Fille, garçon : ils n’engagent pas le même désir de savoir

« L’école est un lieu où se fabriquent les désirs. Elle travaille à susciter le désir de savoir qui croise inéluctablement le désir de l’autre, de l’autre sexe, l’enseignant ou le camarade. » (Fraisse, 2004) 66 .

L’école définit un certain espace relationnel entre les élèves en les hiérarchisant selon leurs performances dans les matières fondamentales et en classant les matières entre elles. Le rapport aux matières enseignées en dit moins sur les capacités intrinsèques des élèves que sur le type de relation qui les lie, par exemple aux autres élèves (Aebisher, 1998) 67 .Les recherches montrent que les garçons sont plus attirés par les disciplines scientifiques, institutionnellement valorisées et les filles par les disciplines littéraires et sociales, à faible valorisation. On peut se questionner sur la connotation sexuée des disciplines.

Qu’est-ce qui permet de dire que le désir « la pulsion de savoir » (Mosconi, 1994) pour les disciplines scientifiques est davantage masculine que féminine ? N’y aurait-il pas une attraction culturellement discriminée? Pour Mosconi, c’est l’imaginaire social qui attribue le savoir au masculin.

« La force du schéma masculin vient justement de ce qu’il trouve sa caution dans l’imaginaire collectif, permettant au petit garçon de développer un sentiment de supériorité sur les filles et sur les femmes à commencer par sa mère dans le domaine intellectuel […] » (Mosconi, 1994) 68 .

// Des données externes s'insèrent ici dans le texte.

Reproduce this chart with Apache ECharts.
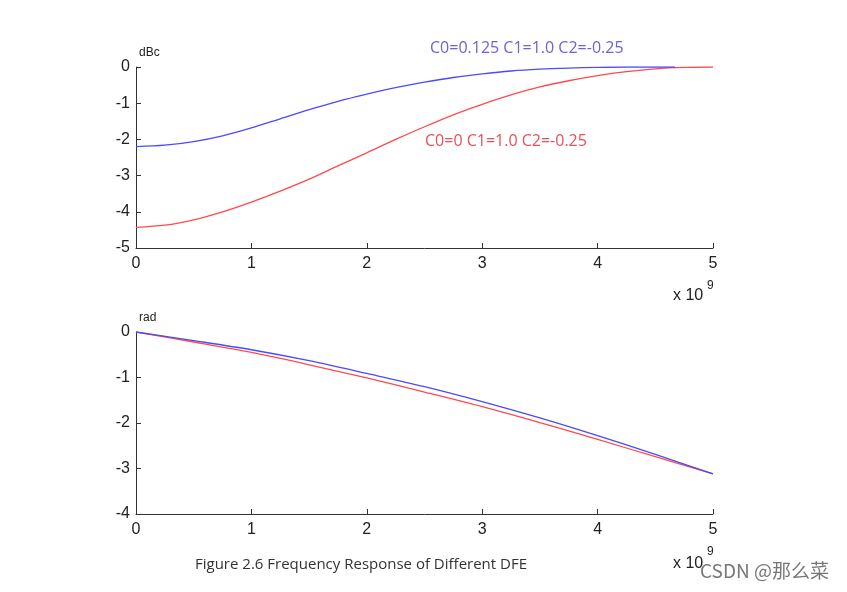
<!DOCTYPE html>
<html><head><meta charset="utf-8">
<script src="https://cdn.jsdelivr.net/npm/echarts@6/dist/echarts.min.js"></script>
<style>html,body{margin:0;padding:0;background:#fff}#c{width:847px;height:592px}</style>
</head><body><div id="c"></div>
<script>
// x in units of 1e9 Hz
const magXBlue = [0,0.25,0.5,0.75,1,1.25,1.5,1.75,2,2.25,2.5,2.75,3,3.25,3.5,3.75,4,4.25,4.5,4.67];
const magBlue  = [-2.2,-2.16,-2.06,-1.9,-1.68,-1.43,-1.18,-0.95,-0.75,-0.57,-0.42,-0.29,-0.19,-0.11,-0.06,-0.03,-0.01,0,0,0];
const magXRed  = [0,0.25,0.5,0.75,1,1.25,1.5,1.75,2,2.25,2.5,2.75,3,3.25,3.5,3.75,4,4.25,4.5,4.75,5];
const magRed   = [-4.43,-4.37,-4.22,-4.0,-3.73,-3.43,-3.1,-2.73,-2.37,-2.0,-1.65,-1.32,-1.03,-0.77,-0.55,-0.38,-0.24,-0.13,-0.05,-0.01,0];
const phX = [0,0.5,1,1.5,2,2.5,3,3.5,4,4.5,5];
const phBlue = [0,-0.19,-0.39,-0.63,-0.91,-1.2,-1.53,-1.89,-2.28,-2.69,-3.12];
const phRed  = [0,-0.22,-0.45,-0.72,-1.01,-1.32,-1.64,-1.99,-2.36,-2.74,-3.12];
const topLabelBlue = 'C0=0.125 C1=1.0 C2=-0.25';
const topLabelRed = 'C0=0 C1=1.0 C2=-0.25';
const caption = 'Figure 2.6 Frequency Response of Different DFE';

const pair = (xs, ys) => xs.map((x,i)=>[x, ys[i]]);
const axisLine = {show:true, onZero:false, lineStyle:{color:'#333', width:1}};
const lab = {color:'#222', fontSize:16, fontFamily:'Liberation Sans, Arial, sans-serif'};
function xAx(gi){return {gridIndex:gi,type:'value',min:0,max:5,interval:1,axisLine,
  axisTick:{show:true,inside:true,length:5,lineStyle:{color:'#333'}},
  axisLabel:Object.assign({margin:8},lab),splitLine:{show:false}};}
function yAx(gi,mn){return {gridIndex:gi,type:'value',min:mn,max:0,interval:1,axisLine,
  axisTick:{show:true,inside:true,length:5,lineStyle:{color:'#333'}},
  axisLabel:Object.assign({margin:6},lab),splitLine:{show:false}};}
const ln = (c)=>({type:'line',showSymbol:false,smooth:0.3,lineStyle:{color:c,width:1.3},itemStyle:{color:c}});
const chart = echarts.init(document.getElementById('c'));
chart.setOption({
  animation:false,
  grid:[{left:136,right:134,top:67,height:181},{left:136,right:134,top:332,height:182}],
  xAxis:[xAx(0),xAx(1)],
  yAxis:[yAx(0,-5),yAx(1,-4)],
  series:[
    Object.assign(ln('#ff4a4a'),{xAxisIndex:0,yAxisIndex:0,data:pair(magXRed,magRed),z:2}),
    Object.assign(ln('#4a4aff'),{xAxisIndex:0,yAxisIndex:0,data:pair(magXBlue,magBlue),z:3}),
    Object.assign(ln('#ff4a4a'),{xAxisIndex:1,yAxisIndex:1,data:pair(phX,phRed),z:2}),
    Object.assign(ln('#4a4aff'),{xAxisIndex:1,yAxisIndex:1,data:pair(phX,phBlue),z:3})
  ],
  graphic:[
    {type:'text',left:139,top:47,style:{text:'dBc',fontSize:12,fill:'#222',fontFamily:'Liberation Sans, Arial'}},
    {type:'text',left:139,top:312,style:{text:'rad',fontSize:12,fill:'#222',fontFamily:'Liberation Sans, Arial'}},
    {type:'text',left:673,top:288,style:{text:'x 10',fontSize:16,fill:'#222',fontFamily:'Liberation Sans, Arial'}},
    {type:'text',left:707,top:280,style:{text:'9',fontSize:12,fill:'#222',fontFamily:'Liberation Sans, Arial'}},
    {type:'text',left:673,top:556,style:{text:'x 10',fontSize:16,fill:'#222',fontFamily:'Liberation Sans, Arial'}},
    {type:'text',left:707,top:546,style:{text:'9',fontSize:12,fill:'#222',fontFamily:'Liberation Sans, Arial'}},
    {type:'text',left:430,top:40,style:{text:topLabelBlue,fontSize:16,fill:'#6c63d6',fontFamily:'Open Sans, Noto Sans, sans-serif'}},
    {type:'text',left:425,top:133,style:{text:topLabelRed,fontSize:16,fill:'#e8505a',fontFamily:'Open Sans, Noto Sans, sans-serif'}},
    {type:'text',left:195,top:557,style:{text:caption,fontSize:15,fill:'#333',fontFamily:'Open Sans, Noto Sans, sans-serif'}},
    {type:'text',left:700,top:561,style:{text:'CSDN @那么菜',fontSize:19,fill:'#777',fontFamily:'Noto Sans CJK SC, sans-serif'}}
  ]
});
</script></body></html>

Le savoir étant le fruit d’une chaîne inconsciente produite par la construction collective des savoirs humains (Charlot, 1999) 69 , on y retrouve la marque du masculin et l’asymétrie des positions entre les hommes et les femmes par un effet de modélisation sociale. L’individu confronte son désir de savoir et ses influences sociales et culturelles dès lors qu’un premier niveau d’accès au savoir se construit dans le milieu familial (Mosconi, 1994) 70 , puis qu’un second s’établit quand l’enfant s’ouvre sur l’extérieur. Ces tentatives d’explicitation peuvent être complétées par celles provenant de la théorie psychanalytique freudienne : cette théorie différencie les pulsions de savoir de la fille et du garçon dès la prime enfance. La découverte de leur propre sexe et de la différence avec l’autre sexe produit une attitude différente dans le rapport au savoir, le garçon cherchant à s’affirmer sur le monde, la fille s’inclinant et acceptant l’évidence sans tenter d’intervenir sur la réalité.

Ainsi il semblerait que dès l’origine, le rapport au savoir est différencié entre les sexes par les comportements et les attitudes qui induisent des perceptions du monde différentes. L’école serait traversée par ce rapport différencié au savoir des filles et des garçons. La domination des garçons en termes de pouvoir à travers les rapports de sexe produirait la soumission des filles assignées à une position subalterne qui constituerait un obstacle pour leur accession au savoir. Par l’éducation parentale qu’elles subissent et, notamment, le refoulement précoce de leur curiosité sexuelle, les filles seraient amenées à inhiber toute curiosité, ce qui limiterait leur développement intellectuel. Elles se placeraient dans une attitude de soumission à l’éducation parentale et conserveraient cette attitude à l’école 71 .

La différenciation à l’accès au savoir des filles et des garçons dès leur plus jeune âge, se prolonge par la question de la construction du rapport différencié au savoir dans l’école qui constitue un second niveau de cette discrimination.

Notes
66.

Fraisse, G. (2004). Déjà cité. (p.63).

67.

Aebischer, V. (1998). Styles de pensée, communauté de pensée et performances scolaires. In N. Mosconi (Ed.), Egalité des sexes en éducation et formation, Biennales de l’éducation. Paris : PUF.

68.

Mosconi, N. (1994).Déjà cité. (p.296).

69.

Charlot, B. (1999). Du rapport au savoir. Eléments pour une théorie. (2ème éd.). Paris : Economica, collection Anthropos.

70.

Idem. (p.265, 271).

71.

Mosconi, N. (1994). Déjà cité. (p.283).